One of the perks of the NCAA’s decision to allow football programs to add a 10th coach has been balancing the numbers on the staff between offense and defense. And for the Buckeyes, that has freed up Schiano from being responsible for just one unit during a workout. Now he’s actively involved with all of them.
Just don’t call him a floater.
“It’s not floating,” Schiano said with a smile. “That just kind of sounds like you just walk around. … I can go help whatever position is needed. I’m kind of the roamer. Whatever is needed, I’m kind of the spare.”
Schiano was already a coordinator for Ohio State, but he previously was responsible for the safeties on a day-to-day basis in meetings and on the practice field. Now that the Buckeyes have brought in Alex Grinch from Washington State to handle safeties and work as a co-coordinator, Schiano essentially is serving as a sort of head coach of the defense.
Considering his background leading entire programs while blending that with his success as a defensive assistant, the Buckeyes may have concocted the ideal role to take advantage of his skills.
“This allows me to have a better understanding of where our guys are with the comfort level of things, different techniques,” Schiano said. “Hopefully, it should have an effect on how you call it. Because if you know guys aren’t real comfortable with a technique, you wait until they get comfortable. Not that you couldn’t do that before, but when you actually see it with your own eyes, sometimes it helps.
“There are always repercussions that you don’t see, and the other thing it allows me to do is I get to jump around from meeting room to meeting room. I like to be able to see everything.”
Of course, there always is plenty to watch on the practice field, particularly this time of year as Ohio State tries to build depth and settle some position battles. And with Schiano providing another set of eyes, the Buckeyes might get a boost from a personnel standpoint as they weigh their options.

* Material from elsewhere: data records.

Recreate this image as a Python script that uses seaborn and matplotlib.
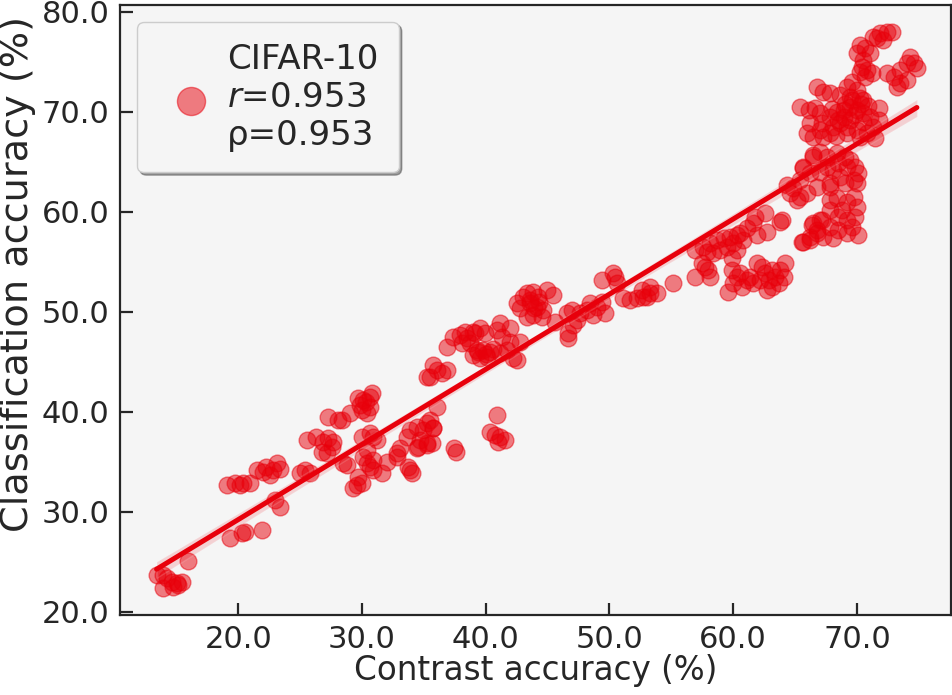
import matplotlib.pyplot as plt
import matplotlib.ticker as mticker
import numpy as np
import pandas as pd
import seaborn as sns

# Pontos, agrupados por região (x = contraste, y = classificação)
grupo_a_x = [13.4, 13.92, 14.62, 15.03, 15.43, 13.92, 14.73, 15.94, 14.24, 15.13]
grupo_a_y = [23.67, 23.67, 23.0, 22.87, 22.97, 22.37, 22.47, 25.07, 23.37, 22.67]

grupo_b_x = [19.07, 19.74, 20.39, 20.95, 21.5, 22.0, 22.57, 23.11, 23.38, 20.15, 22.25, 22.81,
             19.34, 20.28, 20.55, 21.9, 22.98, 23.38]
grupo_b_y = [32.67, 32.87, 32.87, 32.87, 34.17, 33.97, 33.67, 34.87, 34.27, 32.67, 34.47, 34.17,
             27.37, 27.87, 27.97, 28.17, 31.17, 30.47]

grupo_c_x = [25.54, 26.86, 27.26, 27.66, 27.56, 26.75, 27.15, 26.29, 25.0, 25.8, 25.4, 28.47, 28.8,
             27.26, 28.07, 28.39, 29.04, 29.85, 30.09, 30.65, 30.82, 30.41, 30.01, 30.65, 30.33, 29.68]
grupo_c_y = [37.17, 37.0, 37.37, 37.0, 36.5, 36.0, 35.87, 37.47, 33.87, 33.87, 34.17, 34.87, 34.67,
             39.47, 39.17, 39.17, 39.87, 40.67, 41.17, 41.47, 41.87, 39.87, 40.17, 40.47, 40.97, 41.37]

grupo_d_x = [29.98, 30.65, 30.9, 31.2, 30.39, 30.09, 30.39, 30.9, 30.65, 29.68, 29.58, 29.98, 29.28,
             30.9, 32.0, 31.6]
grupo_d_y = [37.5, 37.87, 37.5, 37.17, 36.17, 35.5, 34.87, 35.17, 34.5, 33.5, 32.67, 32.87, 32.37,
             34.17, 35.0, 33.87]

grupo_e_x = [32.81, 33.08, 33.62, 33.89, 34.43, 34.94, 34.7, 34.43, 35.24, 33.73, 33.89, 32.84,
             35.75, 34.53, 34.05, 36.05, 35.24, 35.51, 35.77, 35.64, 35.24, 37.4, 37.6,
             40.9, 40.36, 40.76, 41.16, 41.57, 41.0]
grupo_e_y = [35.87, 36.37, 37.5, 38.17, 38.5, 38.17, 37.17, 36.37, 36.87, 34.5, 34.17, 35.47,
             38.37, 36.47, 33.87, 40.5, 38.84, 39.17, 38.34, 36.84, 36.67, 36.4, 36.0,
             39.67, 38.0, 37.67, 37.5, 37.17, 37.0]

grupo_f_x = [35.51, 36.05, 36.45, 36.86, 35.75, 35.24,
             36.86, 37.39, 37.93, 38.47, 39.14, 39.55, 39.95, 38.74, 38.07, 39.28, 39.81, 40.36,
             41.16, 41.71, 42.24, 42.51, 41.97, 42.78, 41.16, 41.97, 40.9, 41.3, 40.09, 39.01,
             39.55, 39.4, 40.6, 38.3, 39.0, 40.0]
grupo_f_y = [43.5, 44.17, 43.87, 44.17, 44.67, 43.5,
             46.5, 47.5, 47.67, 47.34, 47.84, 48.34, 47.84, 46.84, 46.84, 46.17, 46.17, 46.0,
             45.84, 46.17, 45.34, 45.17, 47.0, 47.0, 48.84, 48.34, 48.17, 47.5, 45.5, 45.67,
             45.34, 46.0, 46.3, 48.0, 48.0, 45.8]

grupo_g_x = [42.51, 43.05, 43.32, 43.86, 44.26, 43.59, 44.13, 44.66, 43.86, 43.32, 42.78, 44.94,
             45.47, 44.54, 43.6, 43.9, 44.3, 45.61,
             46.56, 46.96, 47.36, 47.09, 46.69, 46.69, 47.63, 48.17, 48.44, 48.98, 49.39, 49.65, 48.71]
grupo_g_y = [50.84, 51.5, 51.84, 52.0, 51.5, 50.84, 50.5, 50.17, 49.67, 49.5, 50.34, 52.17,
             51.67, 49.5, 51.2, 50.4, 51.0, 49.0,
             49.84, 50.17, 49.17, 48.67, 47.84, 47.34, 49.84, 50.17, 50.84, 50.5, 51.0, 49.84, 49.67]

grupo_h_x = [49.39, 50.46, 50.6, 50.32, 51.13, 51.67, 52.22, 52.75, 53.29, 52.62, 53.83, 55.17,
             53.3, 53.0, 56.93, 57.74, 58.0, 58.14, 57.47]
grupo_h_y = [53.17, 53.5, 52.84, 53.84, 51.34, 51.17, 51.34, 51.5, 51.84, 52.17, 51.84, 52.84,
             52.5, 51.5, 53.5, 54.5, 54.17, 53.5, 54.84]

grupo_i_x = [56.93, 57.6, 58.14, 58.68, 59.22, 59.76, 60.3, 60.57, 60.02, 59.49, 58.95, 58.41,
             59.9, 60.3, 61.11, 61.64, 61.78, 62.59, 61.92, 62.72, 63.8, 60.83, 57.87]
grupo_i_y = [56.17, 56.5, 56.84, 57.17, 57.34, 57.5, 57.67, 57.84, 56.84, 56.5, 56.17, 55.84,
             55.34, 56.17, 58.34, 58.84, 59.5, 59.84, 57.67, 58.0, 59.0, 57.17, 56.0]

grupo_j_x = [59.62, 60.02, 60.3, 59.9, 60.7, 61.11, 61.64, 61.92, 62.32, 62.59, 62.86, 63.13,
             63.4, 63.8, 64.21, 64.07, 63.67, 62.72, 62.18, 61.37, 60.57, 63.13]
grupo_j_y = [52.0, 52.84, 53.5, 54.17, 52.5, 53.17, 52.84, 54.84, 54.5, 53.84, 53.17, 52.5,
             53.5, 54.17, 54.84, 53.5, 52.84, 52.17, 53.17, 53.5, 53.84, 54.17]

grupo_k_x = [65.68, 66.22, 66.77, 66.49, 67.17, 63.94, 64.61, 65.15, 67.84, 68.38, 69.19, 69.73,
             70.0, 69.87, 69.6, 70.13, 69.19, 68.51, 68.11, 67.3, 66.77, 66.22, 65.55, 67.03,
             68.51, 68.78, 67.84, 66.36, 69.19, 67.84]
grupo_k_y = [57.0, 57.5, 58.17, 58.84, 59.17, 59.17, 61.84, 61.17, 61.17, 61.34, 61.0, 61.5,
             60.5, 59.5, 58.5, 57.67, 57.84, 58.17, 57.34, 57.5, 57.84, 57.17, 57.0, 59.17,
             59.5, 60.17, 60.17, 58.67, 59.17, 58.5]

grupo_l_x = [66.49, 67.03, 67.58, 68.38, 69.05, 69.46, 69.87, 70.13, 69.73, 69.05, 68.65, 68.11,
             67.58, 67.03, 66.22, 65.68, 65.42, 64.87, 64.34, 65.42, 65.96, 66.77, 67.84, 67.84,
             69.19, 68.51, 70.0, 65.68, 66.49]
grupo_l_y = [65.67, 66.0, 65.5, 65.84, 65.5, 65.17, 64.5, 63.84, 63.17, 62.84, 63.5, 64.17,
             64.5, 64.0, 63.84, 64.34, 63.17, 62.34, 62.67, 61.5, 61.84, 62.5, 62.84, 62.5,
             64.5, 64.84, 62.84, 64.5, 65.5]

grupo_m_x = [65.42, 66.09, 66.63, 67.03, 66.22, 65.96, 66.49, 67.3, 67.84, 67.17, 67.84, 68.38,
             68.92, 69.46, 70.0, 70.53, 71.07, 71.75, 71.75, 71.34, 70.81, 70.27, 70.0, 69.19,
             68.65, 68.92, 69.46, 71.48, 68.11, 67.03, 68.5, 69.0, 69.8, 70.3, 69.6, 68.0,
             70.5, 69.2, 68.3, 70.9]
grupo_m_y = [70.5, 70.17, 70.34, 69.84, 68.84, 67.84, 67.5, 67.5, 67.84, 68.84, 69.5, 70.0,
             70.17, 70.5, 70.17, 69.84, 69.5, 70.34, 69.17, 68.5, 67.84, 67.5, 68.17, 68.5,
             68.84, 69.5, 69.17, 67.34, 68.5, 68.17, 69.2, 70.8, 69.7, 70.8, 71.2, 70.3,
             69.0, 67.9, 67.6, 70.6]

grupo_n_x = [71.34, 71.88, 72.43, 72.83, 72.15, 71.62, 70.27, 70.0, 70.67, 71.07, 70.53, 70.4,
             70.81, 71.21, 70.67, 70.27, 72.43, 72.96, 73.5, 74.04, 74.31, 74.58, 74.85, 74.04,
             73.5, 73.23, 69.19, 69.6, 70.0, 69.46, 70.27, 70.53, 66.77, 67.3, 67.85, 68.66]
grupo_n_y = [77.5, 77.84, 78.0, 78.0, 77.17, 77.34, 76.67, 75.84, 76.34, 75.84, 75.17, 74.5,
             74.17, 73.84, 73.5, 74.0, 73.84, 73.5, 74.17, 74.84, 75.5, 74.84, 74.34, 73.17,
             72.84, 72.5, 72.5, 73.0, 72.17, 71.5, 71.34, 71.17, 72.5, 72.0, 71.84, 71.67]

ROTULO = "CIFAR-10\n$r$=0.953\nρ=0.953"
COR = "#e8000b"

grupos_x = [grupo_a_x, grupo_b_x, grupo_c_x, grupo_d_x, grupo_e_x, grupo_f_x, grupo_g_x,
            grupo_h_x, grupo_i_x, grupo_j_x, grupo_k_x, grupo_l_x, grupo_m_x, grupo_n_x]
grupos_y = [grupo_a_y, grupo_b_y, grupo_c_y, grupo_d_y, grupo_e_y, grupo_f_y, grupo_g_y,
            grupo_h_y, grupo_i_y, grupo_j_y, grupo_k_y, grupo_l_y, grupo_m_y, grupo_n_y]

df = pd.DataFrame({
    "contraste": np.concatenate(grupos_x),
    "classificacao": np.concatenate(grupos_y),
})

sns.set_theme(style="ticks")
plt.rcParams.update({
    "font.family": ["DejaVu Sans"],
    "axes.facecolor": "#f5f5f5",
    "axes.edgecolor": "#262626",
    "axes.linewidth": 1.6,
    "xtick.direction": "in",
    "ytick.direction": "in",
    "xtick.major.size": 9,
    "ytick.major.size": 9,
    "xtick.major.width": 1.6,
    "ytick.major.width": 1.6,
})

fig = plt.figure(figsize=(9.52, 6.95), dpi=100)
ax = fig.add_axes([0.126, 0.115, 0.8726, 0.8778])

sns.regplot(
    data=df, x="contraste", y="classificacao", ax=ax, color=COR,
    label=ROTULO,
    scatter_kws={"s": 145, "alpha": 0.5, "edgecolor": COR, "linewidths": 1},
    line_kws={"lw": 3.6},
)

ax.set_xlim(10.44, 77.58)
ax.set_ylim(19.67, 80.67)
ax.xaxis.set_major_locator(mticker.MultipleLocator(10))
ax.yaxis.set_major_locator(mticker.MultipleLocator(10))
ax.xaxis.set_major_formatter(mticker.FormatStrFormatter("%.1f"))
ax.yaxis.set_major_formatter(mticker.FormatStrFormatter("%.1f"))
ax.tick_params(labelsize=22, pad=7.5, colors="#262626", top=False, right=False)
ax.set_xlabel("Contrast accuracy (%)", fontsize=23.5, labelpad=0)
ax.set_ylabel("Classification accuracy (%)", fontsize=27.5)
ax.yaxis.set_label_coords(-0.101, 0.559)

leg = ax.legend(
    loc="upper left", fontsize=24.5, fancybox=True, shadow=True, framealpha=1,
    markerscale=1.68, handletextpad=0.05, borderpad=0.6, borderaxespad=0,
    bbox_to_anchor=(0.0205, 0.972),
)
leg.get_frame().set_facecolor("#f5f5f5")
leg.get_frame().set_edgecolor("#cccccc")

fig.savefig("out.png", dpi=100)
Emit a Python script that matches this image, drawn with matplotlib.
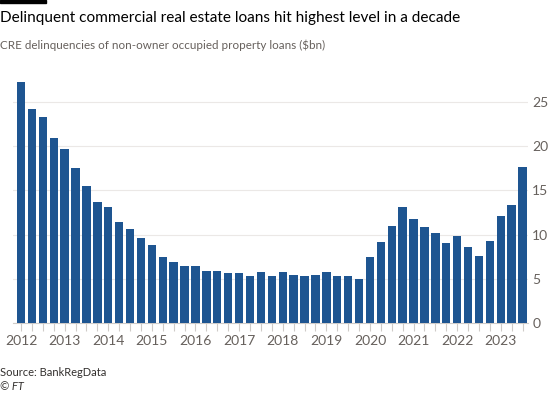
import numpy as np
import matplotlib.pyplot as plt
from matplotlib.ticker import FixedLocator, NullFormatter

# quarterly values, 2012 Q1 .. 2023 Q3 ($bn)
delinq = [27.3, 24.2, 23.3, 20.9, 19.7, 17.5, 15.5, 13.7,
          13.1, 11.4, 10.6, 9.6, 8.8, 7.5, 6.9, 6.4,
          6.4, 5.9, 5.9, 5.6, 5.6, 5.3, 5.7, 5.3,
          5.7, 5.4, 5.3, 5.4, 5.7, 5.3, 5.3, 5.0,
          7.5, 9.2, 11.0, 13.1, 11.8, 10.9, 10.2, 9.0,
          9.8, 8.6, 7.6, 9.3, 12.1, 13.4, 17.7]
years = list(range(2012, 2024))
yticks = [0, 5, 10, 15, 20, 25]

bar_col = '#1e5591'
grid_col = '#ebe8e6'
txt_grey = '#66605c'

plt.rcParams['font.family'] = ['Lato', 'DejaVu Sans']

fig = plt.figure(figsize=(5.5, 3.93), dpi=100)
fig.patch.set_facecolor('white')

ax = fig.add_axes([13/550, 0.179, (528-13)/550, 0.628])
x = np.arange(len(delinq))
ax.bar(x, delinq, width=0.77, color=bar_col, zorder=3)

ax.set_xlim(-0.74, 46.5)
ax.set_ylim(0, 28)

# x axis: years labelled, quarters as minor ticks
ax.xaxis.set_major_locator(FixedLocator(np.arange(0, len(delinq), 4)))
ax.set_xticklabels([str(y) for y in years])
ax.xaxis.set_minor_locator(FixedLocator(x))
ax.xaxis.set_minor_formatter(NullFormatter())
ax.tick_params(axis='x', which='both', length=6, width=0.8, color='#cfcbc8',
               labelsize=10, labelcolor=txt_grey, pad=3)

ax.yaxis.tick_right()
ax.set_yticks(yticks)
ax.tick_params(axis='y', length=0, labelsize=10, labelcolor=txt_grey, pad=3)
ax.grid(axis='y', color=grid_col, linewidth=0.8, zorder=0)

for s in ['top', 'right', 'left']:
    ax.spines[s].set_visible(False)
ax.spines['bottom'].set_color('#cfcbc8')
ax.spines['bottom'].set_linewidth(0.8)

# header / footer
fig.patches.append(plt.Rectangle((0, 1 - 3/393), 46/550, 3/393,
                                 transform=fig.transFigure, color='black'))
fig.text(0, 1 - 18/393, 'Delinquent commercial real estate loans hit highest level in a decade',
         fontsize=11.1, color='#000000', va='center', ha='left')
fig.text(0, 1 - 45/393, 'CRE delinquencies of non-owner occupied property loans ($bn)',
         fontsize=8.4, color=txt_grey, va='center', ha='left')
fig.text(0, 1 - 372/393, 'Source: BankRegData', fontsize=8, color='#33302e',
         va='center', ha='left')
fig.text(0, 1 - 386/393, '© FT', fontsize=8, color='#33302e', style='italic',
         va='center', ha='left')

fig.savefig('out.png', dpi=100, facecolor='white')
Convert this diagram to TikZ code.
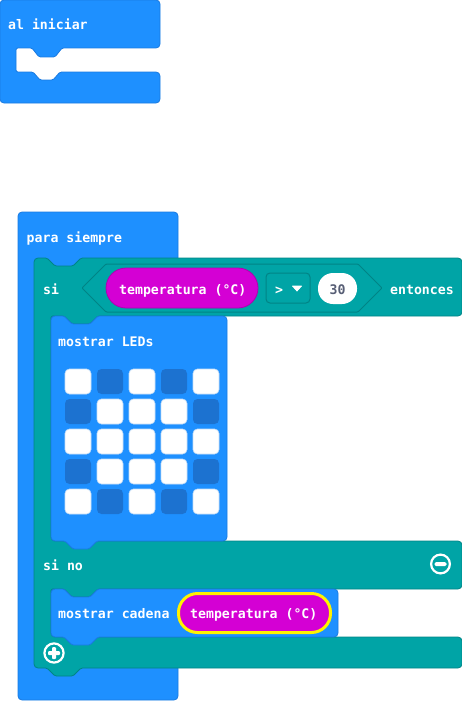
\documentclass[tikz,border=0pt]{standalone}
\usepackage{fontspec}
\newfontfamily\blk{DejaVu Sans Mono}
\definecolor{blkblue}{HTML}{1E90FF}
\definecolor{blkblueD}{HTML}{1A7AE0}
\definecolor{blkteal}{HTML}{00A4A6}
\definecolor{blktealD}{HTML}{008486}
\definecolor{ledoffc}{HTML}{1C72D0}
\definecolor{lededge}{HTML}{C4DDF7}
\definecolor{blkmag}{HTML}{D400D4}
\definecolor{blkmagD}{HTML}{B000B0}
\definecolor{blkyel}{HTML}{FFF200}
\definecolor{numtxt}{HTML}{575E75}
\begin{document}
\begin{tikzpicture}[x=1pt,y=-1pt,
  lbl/.style={inner sep=0pt, anchor=base west, text=white, font=\blk\bfseries\fontsize{13.2}{15}\selectfont},
  bluebk/.style={fill=blkblue, draw=blkblueD, line width=0.8pt, rounded corners=4pt},
  tealbk/.style={fill=blkteal, draw=blktealD, line width=0.8pt, rounded corners=4pt},
  ledon/.style={fill=white, draw=lededge, line width=0.7pt, rounded corners=4.5pt},
  ledoff/.style={fill=ledoffc, rounded corners=4.5pt},
  icon/.style={draw=white, line width=2.2pt},
  nc/.style={rounded corners=1.5pt},
  oc/.style={rounded corners=4pt},
]
\useasboundingbox (0,0) rectangle (462,701);

% al iniciar
\path[bluebk] (0,0) -- (160,0) -- (160,48) [nc] -- (62,48) -- (55,57) -- (39,57) -- (32,48)
  -- (16,48) -- (16,72) -- (33,72) -- (40,80) -- (53,80) -- (60,72) [oc] -- (160,72)
  -- (160,103) -- (0,103) -- cycle;
\node[lbl] (tinit) at (8,29.5) {al iniciar};

% para siempre
\path[bluebk] (18,212) rectangle (178,700);
\node[lbl] (tfor) at (26.5,242) {para siempre};

% si / si no block
\path[tealbk] (34,258) [nc] -- (47,258) -- (55,266) -- (73,266) -- (81,258) [oc] -- (462,258)
  -- (462,316) [nc] -- (98,316) -- (90,324) -- (72,324) -- (64,316) -- (51,316)
  [oc] -- (51,541) -- (462,541) -- (462,589) [nc] -- (98,589) -- (90,597) -- (72,597) -- (64,589)
  -- (51,589) [oc] -- (51,637) -- (462,637) -- (462,668) [nc] -- (81,668) -- (73,676) -- (55,676)
  -- (47,668) [oc] -- (34,668) -- cycle;
\node[lbl] (tsi) at (43,294) {si};

% condition hexagon
\path[fill=blkteal, draw=blktealD, line width=1pt, rounded corners=1pt]
  (82,288) -- (106,264) -- (358,264) -- (382,288) -- (358,312) -- (106,312) -- cycle;
\path[fill=blkmag, draw=blkmagD, line width=0.8pt, rounded corners=20pt] (106,268) rectangle (258,308);
\node[lbl] (ttemp1) at (119,294) {temperatura (°C)};
\path[fill=blkteal, draw=blktealD, line width=1pt, rounded corners=4pt] (266,273) rectangle (310,303);
\node[lbl] (top) at (275,294) {>};
\path[fill=white, draw=white, line width=0.8pt, line join=round] (292.5,286) -- (301.5,286) -- (297,291) -- cycle;
\path[fill=white, rounded corners=15pt] (318,273) rectangle (357,304);
\node[lbl, anchor=base, text=numtxt] (tnum) at (337.5,294) {30};
\node[lbl] (tthen) at (390,294) {entonces};

% mostrar LEDs
\path[bluebk] (51,316) [nc] -- (64,316) -- (72,324) -- (90,324) -- (98,316) [oc] -- (227,316)
  -- (227,541) [nc] -- (97,541) -- (89,549) -- (73,549) -- (65,541) [oc] -- (51,541) -- cycle;
\node[lbl] (tleds) at (58,346) {mostrar LEDs};
% LED grid
\foreach \r/\pat in {0/{1,0,1,0,1},1/{0,1,1,1,0},2/{1,1,1,1,1},3/{0,1,1,1,0},4/{1,0,1,0,1}}{
  \foreach \v [count=\c from 0] in \pat {
    \pgfmathsetmacro{\xx}{65+32*\c}
    \pgfmathsetmacro{\yy}{369+30*\r}
    \ifnum\v=1
      \path[ledon] (\xx,\yy) rectangle ++(26,25);
    \else
      \path[ledoff] (\xx,\yy) rectangle ++(26,25);
    \fi
  }
}

% si no
\node[lbl] (telse) at (43,570) {si no};
\path[icon] (440.5,564) circle (9.4pt);
\path[fill=white, rounded corners=1.5pt] (434.5,562) rectangle (446.5,566.2);

% mostrar cadena
\path[bluebk] (51,589) [nc] -- (64,589) -- (72,597) -- (90,597) -- (98,589) [oc] -- (338,589)
  -- (338,637) [nc] -- (98,637) -- (90,645) -- (72,645) -- (64,637) [oc] -- (51,637) -- cycle;
\node[lbl] (tstr) at (58,618) {mostrar cadena};
\path[fill=blkmag, draw=blkyel, line width=3pt, rounded corners=19pt] (178.5,593.5) rectangle (330.5,632.5);
\node[lbl] (ttemp2) at (190,618) {temperatura (°C)};

% plus icon
\path[icon] (54,653) circle (9.6pt);
\path[fill=white, rounded corners=1pt] (48,651) rectangle (60,655);
\path[fill=white, rounded corners=1pt] (52,647) rectangle (56,659);
\end{tikzpicture}
\end{document}
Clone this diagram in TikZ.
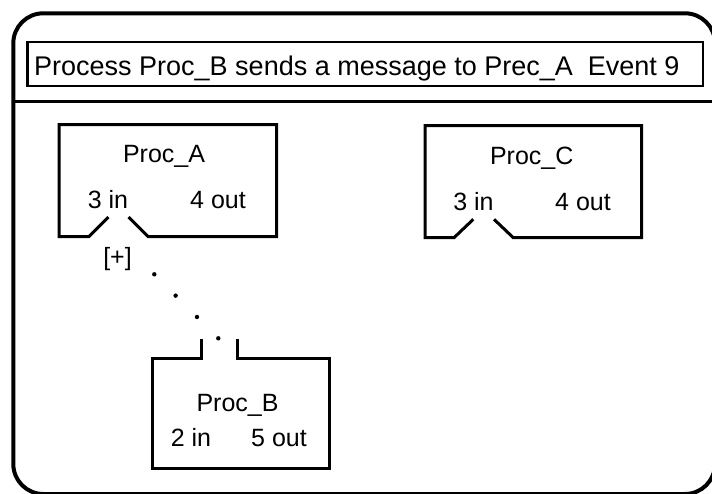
\documentclass[tikz,border=0pt]{standalone}
\usepackage{fontspec}
\setmainfont{Liberation Sans}
\usetikzlibrary{calc}

\begin{document}
\begin{tikzpicture}[x=1pt, y=-1pt,
  frame/.style={line width=4pt, rounded corners=30pt},
  divider/.style={line width=3pt},
  titlebox/.style={line width=2.2pt},
  procbox/.style={line width=3pt, line join=miter},
  label/.style={inner sep=0pt, anchor=base, font=\fontsize{25}{30}\selectfont},
  title/.style={inner sep=0pt, anchor=base west, font=\fontsize{27}{32}\selectfont},
  linkdot/.style={fill=black}
]
\useasboundingbox (0,0) rectangle (712,493);

% outer frame and header divider
\draw[frame] (13.3,13.3) rectangle (715,494);
\draw[divider] (13.3,101.7) -- (715,101.7);

% header
\draw[titlebox] (27.5,41.7) rectangle (703,86);
\node[title] (title) at (34,75) {Process Proc\_B sends a message to Prec\_A\ \ Event 9};

% Proc_A with an input notch on its bottom edge
\draw[procbox] (108.5,217) -- (89,236.5) -- (59,236.5) -- (59,124.5)
  -- (276.5,124.5) -- (276.5,236.5) -- (148,236.5) -- (128.5,217);
\node[label] (procA) at (164,162.7) {Proc\_A};
\node[label] (procAin) at (108,208.3) {3 in};
\node[label] (procAout) at (218,208.3) {4 out};
\node[label] (plus) at (117.5,265) {[+]};

% Proc_C with an input notch on its bottom edge
\draw[procbox] (473.3,219.3) -- (454,237.7) -- (425,237.7) -- (425,125.7)
  -- (641.7,125.7) -- (641.7,237.7) -- (513.3,237.7) -- (494,219.3);
\node[label] (procC) at (531.7,164) {Proc\_C};
\node[label] (procCin) at (473.5,210) {3 in};
\node[label] (procCout) at (583,210) {4 out};

% Proc_B with an output gap on its top edge
\draw[procbox] (201,339.3) -- (201,358.3) -- (152.3,358.3) -- (152.3,468.3)
  -- (329,468.3) -- (329,358.3) -- (237.7,358.3) -- (237.7,339.3);
\node[label] (procB) at (237.5,411.7) {Proc\_B};
\node[label] (procBin) at (191,446.7) {2 in};
\node[label] (procBout) at (279,446.7) {5 out};

% dotted message link from Proc_B up towards Proc_A
\coordinate (linkA) at (154.3,274.3);
\coordinate (linkB) at (218.3,338.3);
\foreach \t in {0,0.3333,0.6667,1}
  \fill[linkdot] ($(linkA)!\t!(linkB)$) circle (2.2pt);
\end{tikzpicture}
\end{document}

The Buckeyes need three new starting linebackers, for example, and that was a unit that seemed to struggle last year to nail down the right rotation until late in the season. How much can Schiano having more influence on that group help Billy Davis? That might be up for debate, but surely it won’t hurt.
“There are a lot of good reasons to have a 10th assistant coach, safety being the first,” Schiano said. “But it kind of evens it out, because usually there are five on offense and four on defense. Now it’s five and five, and that’s a good thing.
“There are a lot of positives to it.”